Elizabeth Warren isn’t a Marxist, but she has certainly read her Piketty. Her wealth tax is completely consistent with the Piketty book, and her two principal advisers on the subject are, as I understand it, collaborators of his.
The wealth tax proposal has far-reaching consequences that I will address in three separate posts in the future. The first will focus on the tax as a campaign tactic; the second will talk about the political premises of the proposal; and the third will discuss its economic impacts, if implemented.

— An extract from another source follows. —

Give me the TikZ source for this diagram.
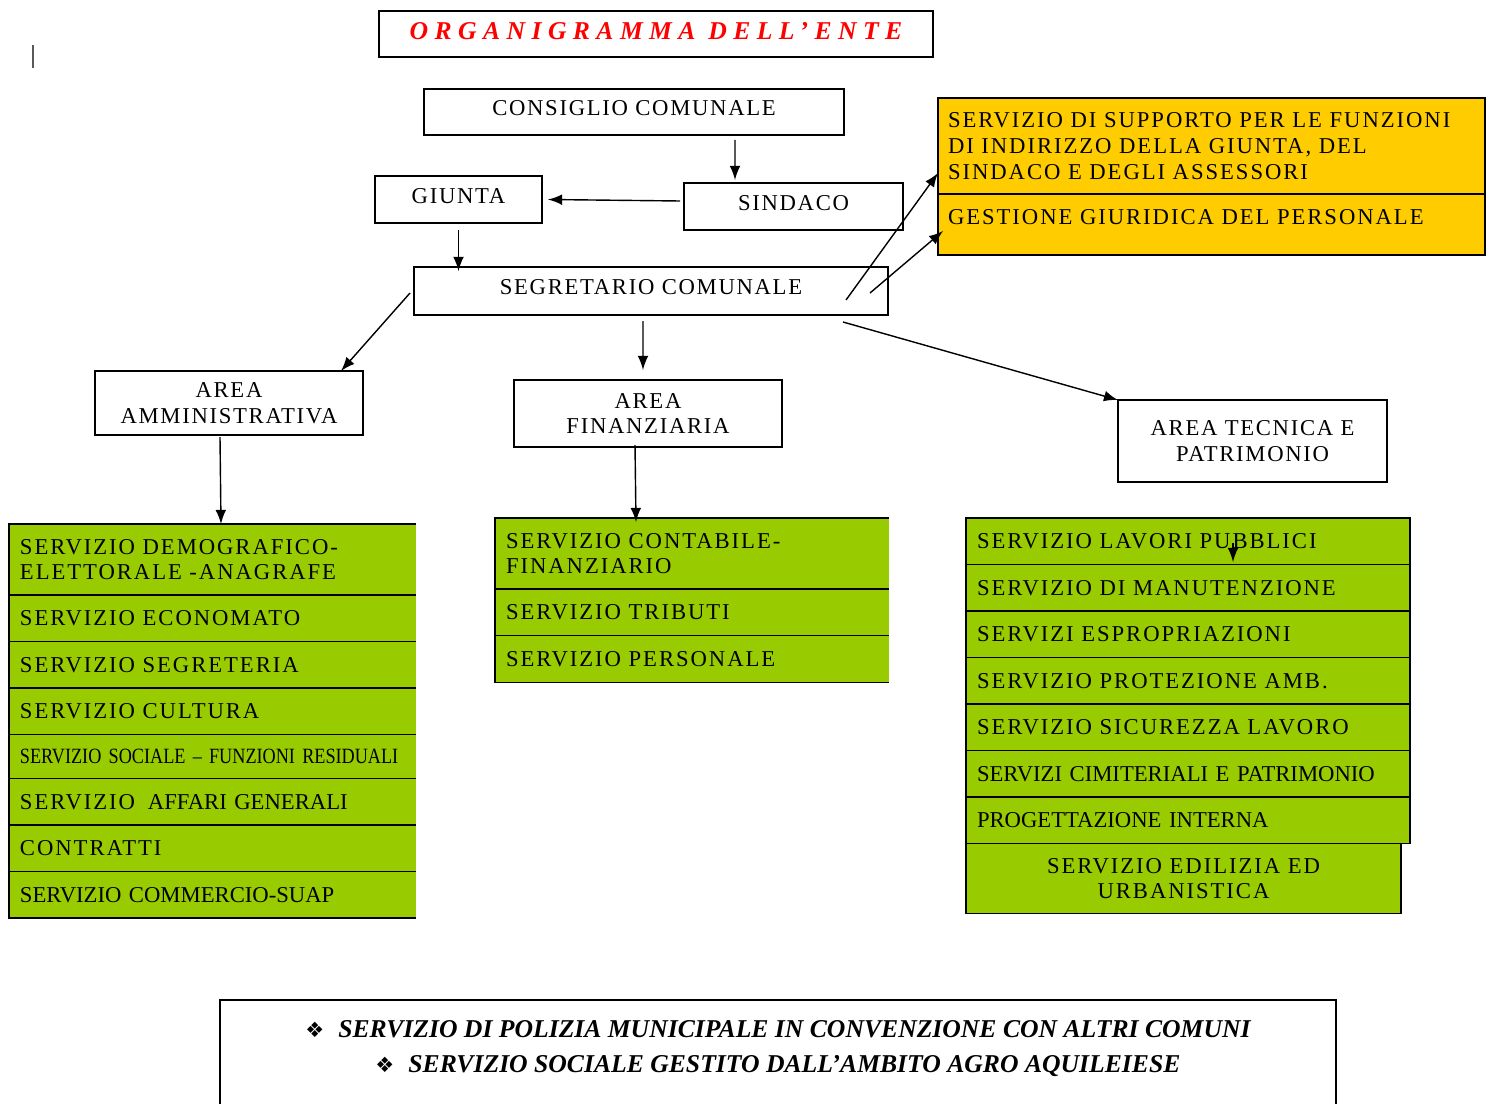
\documentclass[tikz,border=0pt]{standalone}
\usepackage{fontspec}
\setmainfont{Liberation Serif}
\newfontfamily\spcfont[LetterSpace=8.6]{Liberation Serif}
\newfontfamily\boxfont[LetterSpace=7.5]{Liberation Serif}
\newfontfamily\nrwfont[FakeStretch=0.835]{Liberation Serif}
\newfontfamily\ttlfont[LetterSpace=25]{Liberation Serif}
\newfontfamily\symfont{DejaVu Sans}
\usetikzlibrary{positioning}

\definecolor{grn}{RGB}{153,204,0}
\definecolor{ylw}{RGB}{255,204,0}
\newcommand{\sz}{\fontsize{6.45}{7.3}\selectfont}

\begin{document}
\begin{tikzpicture}[
	main/.style={rectangle, draw=black, inner sep=0pt, outer sep=0pt, align=center, font=\boxfont\sz},
	one/.style={main, text height=4.3pt, text depth=2.3pt},
	row/.style={rectangle, draw=black, fill=grn, inner ysep=0pt, inner xsep=0.11cm, outer sep=0pt, align=left, font=\spcfont\sz, minimum height=0.465cm},
	openrow/.style={row, draw=none},
	yrow/.style={row, fill=ylw, inner xsep=0.10cm, text width=5.27cm}
	]
	\useasboundingbox (0,0) rectangle (14.93,-11.03);
	\draw [gray!70!black, line width=0.5pt] (0.33,-0.45) -- (0.33,-0.68);

	\node (title) [main, minimum width=5.54cm, minimum height=0.46cm, text height=5pt, text depth=1.6pt, font=\ttlfont\fontsize{7.3}{8}\selectfont\bfseries\itshape, text=red] at (6.56,-0.34) {ORGANIGRAMMA DELL’ENTE};

	\node (consiglio) [one, minimum width=4.20cm, minimum height=0.46cm] at (6.34,-1.12) {CONSIGLIO COMUNALE};
		\node (giunta) [one, minimum width=1.67cm, minimum height=0.47cm] at (4.585,-1.995) {GIUNTA};
		\node (sindaco) [one, minimum width=2.19cm, minimum height=0.47cm] at (7.935,-2.065) {SINDACO};
		\node (segretario) [one, minimum width=4.74cm, minimum height=0.48cm] at (6.51,-2.91) {SEGRETARIO COMUNALE};

	\node (ysup) [yrow, anchor=north west, minimum height=0.96cm] at (9.38,-0.98) {SERVIZIO DI SUPPORTO PER LE FUNZIONI\\DI INDIRIZZO DELLA GIUNTA, DEL\\SINDACO E DEGLI ASSESSORI};
	\node (ygest) [yrow, below=0pt of ysup, minimum height=0.61cm, text depth=4.5pt] {GESTIONE GIURIDICA DEL PERSONALE};

	\node (areaamm) [main, minimum width=2.68cm, minimum height=0.64cm] at (2.29,-4.03) {AREA\\AMMINISTRATIVA};
	\node (areafin) [main, minimum width=2.68cm, minimum height=0.67cm] at (6.48,-4.135) {AREA\\FINANZIARIA};
	\node (areatec) [main, minimum width=2.69cm, minimum height=0.82cm] at (12.525,-4.41) {AREA TECNICA E\\PATRIMONIO};

	% area amministrativa
	\node (amm1) [openrow, text width=3.85cm, minimum height=0.71cm, anchor=north west] at (0.09,-5.24) {SERVIZIO DEMOGRAFICO-\\ELETTORALE -ANAGRAFE};
	\node (amm2) [openrow, text width=3.85cm, below=0pt of amm1] {SERVIZIO ECONOMATO};
	\node (amm3) [openrow, text width=3.85cm, below=0pt of amm2] {SERVIZIO SEGRETERIA};
	\node (amm4) [openrow, text width=3.85cm, below=0pt of amm3] {SERVIZIO CULTURA};
	\node (amm5) [openrow, text width=3.85cm, minimum height=0.44cm, below=0pt of amm4, font=\nrwfont\fontsize{6.2}{7}\selectfont] {SERVIZIO SOCIALE – FUNZIONI RESIDUALI};
	\node (amm6) [openrow, text width=3.85cm, below=0pt of amm5] {SERVIZIO\hspace{1.5pt} {\rmfamily AFFARI GENERALI}};
	\node (amm7) [openrow, text width=3.85cm, below=0pt of amm6] {CONTRATTI};
	\node (amm8) [openrow, text width=3.85cm, below=0pt of amm7, font=\rmfamily\sz] {SERVIZIO COMMERCIO-SUAP};
	\draw (amm1.north east) -- (amm1.north west) -- (amm8.south west) -- (amm8.south east);
	\foreach \i in {1,...,7} \draw (amm\i.south west) -- (amm\i.south east);

	% area finanziaria
	\node (fin1) [openrow, text width=3.72cm, minimum height=0.71cm, anchor=north west] at (4.95,-5.18) {SERVIZIO CONTABILE-\\FINANZIARIO};
	\node (fin2) [openrow, text width=3.72cm, below=0pt of fin1] {SERVIZIO TRIBUTI};
	\node (fin3) [openrow, text width=3.72cm, minimum height=0.47cm, below=0pt of fin2] {SERVIZIO PERSONALE};
	\draw (fin1.north east) -- (fin1.north west) -- (fin3.south west) -- (fin3.south east);
	\foreach \i in {1,2} \draw (fin\i.south west) -- (fin\i.south east);

	% area tecnica
	\node (tec1) [row, text width=4.22cm, anchor=north west] at (9.66,-5.18) {SERVIZIO LAVORI PUBBLICI};
	\node (tec2) [row, text width=4.22cm, below=0pt of tec1] {SERVIZIO DI MANUTENZIONE};
	\node (tec3) [row, text width=4.22cm, below=0pt of tec2] {SERVIZI ESPROPRIAZIONI};
	\node (tec4) [row, text width=4.22cm, below=0pt of tec3] {SERVIZIO PROTEZIONE AMB.};
	\node (tec5) [row, text width=4.22cm, below=0pt of tec4] {SERVIZIO SICUREZZA LAVORO};
	\node (tec6) [row, text width=4.22cm, below=0pt of tec5, font=\rmfamily\sz] {SERVIZI CIMITERIALI E PATRIMONIO};
	\node (tec7) [row, text width=4.22cm, below=0pt of tec6, font=\rmfamily\sz] {PROGETTAZIONE INTERNA};
	\node (tec8) [row, text width=4.13cm, minimum height=0.70cm, align=center, anchor=north west] at (tec7.south west) {SERVIZIO EDILIZIA ED\\URBANISTICA};

	\node (note) [main, minimum width=11.16cm, inner ysep=5.7pt, text depth=1cm, anchor=north, font=\fontsize{7.3}{10.2}\selectfont\bfseries\itshape] at (7.78,-10.00) {{\symfont\mdseries\upshape\fontsize{6}{6}\selectfont ❖}\hspace{4pt}SERVIZIO DI POLIZIA MUNICIPALE IN CONVENZIONE CON ALTRI COMUNI\\{\symfont\mdseries\upshape\fontsize{6}{6}\selectfont ❖}\hspace{4pt}SERVIZIO SOCIALE GESTITO DALL’AMBITO AGRO AQUILEIESE};

	\coordinate (strayA) at (12.33,-5.43);
	\coordinate (strayB) at (12.33,-5.62);

	\draw [-latex] ([xshift=1.01cm,yshift=-0.05cm]consiglio.south) -- ([xshift=-0.585cm,yshift=0.03cm]sindaco.north);
	\draw [-latex] ([xshift=-0.04cm,yshift=0.055cm]sindaco.west) -- ([xshift=0.06cm]giunta.east);
	\draw [-latex, shorten <=0.07cm, shorten >=-0.04cm] (giunta.south) -- (giunta.south |- segretario.north);
	\draw [-latex] ([xshift=-0.04cm,yshift=-0.02cm]segretario.west) -- ([xshift=-0.22cm]areaamm.north east);
	\draw [-latex] ([xshift=-0.08cm,yshift=-0.06cm]segretario.south) -- ([xshift=-0.05cm,yshift=0.1cm]areafin.north);
	\draw [-latex] ([xshift=-0.45cm,yshift=-0.07cm]segretario.south east) -- (areatec.north west);
	\draw [-latex] ([xshift=-0.42cm,yshift=0.15cm]segretario.south east) -- ([yshift=0.21cm]ysup.south west);
	\draw [-latex] ([xshift=-0.18cm,yshift=0.22cm]segretario.south east) -- ([xshift=0.05cm,yshift=-0.065cm]ygest.west);
	\draw [-latex] ([xshift=-0.09cm,yshift=-0.02cm]areaamm.south) -- ([xshift=0.085cm]amm1.north);
	\draw [-latex] ([xshift=-0.13cm,yshift=0.02cm]areafin.south) -- ([xshift=-0.56cm,yshift=-0.04cm]fin1.north);
	\draw [-latex] (strayA) -- (strayB);
\end{tikzpicture}
\end{document}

For today, however, I will limit myself to the legal and administrative problems with the tax, which are as follows:
- IT WOULD PROBABLY BE FOUND TO BE UNCONSTITUTIONAL: There is a fairly lively debate among the commentators as to whether a wealth tax would survive legal scrutiny. I am more persuaded by the no side, but the merits of the arguments really don’t matter much, because the decision would ultimately be made by the Roberts Court, and how do you think that would turn out?

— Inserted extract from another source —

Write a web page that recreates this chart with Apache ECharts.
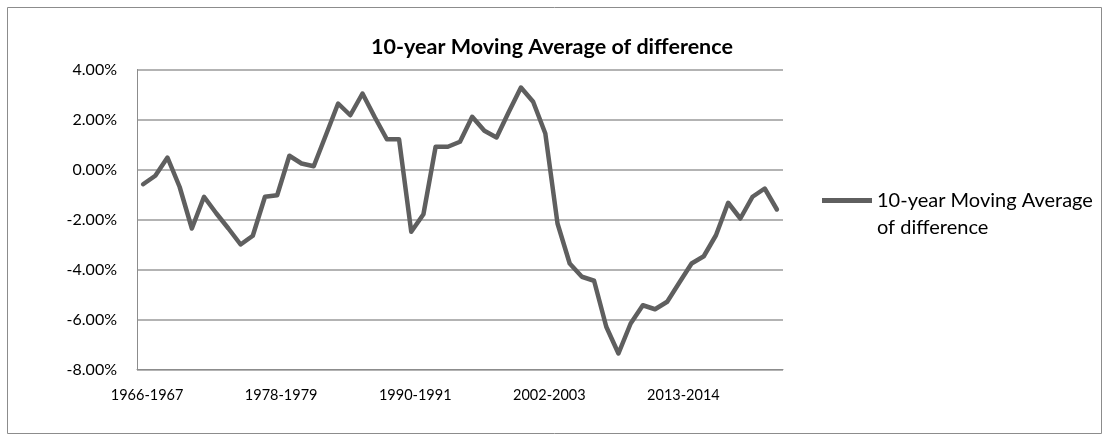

- IT WOULD BE AN ADMINISTRATIVE NIGHTMARE: Warren is no fool, and she knows that the people who are potentially subject to the tax will do everything possible to avoid it, so part of her proposal is money for increased enforcement. The principal issues would be valuations, the movement of money overseas, and more or less fraudulent conveyances. It would take a small army of lawyers and accountants assigned to each taxpayer to make the tax work. Basically, the country would be treating every person who is potentially subject to the tax as a quasi-criminal, or a dangerous animal at a zoo. Does that sound fair to you?
I would agree with Warren that the extremely wealthy should pay more taxes, as they have benefited disproportionately from globalization and automation, and that inequality has reached levels that are making our economy unnecessarily unstable. The best way of dealing with these problems, however, is not a wealth tax, but higher marginal rates of income tax at the top levels and a beefed-up estate tax without stepped-up basis. These measures would address 80 percent of the issue at close to zero percent of the cost and risk.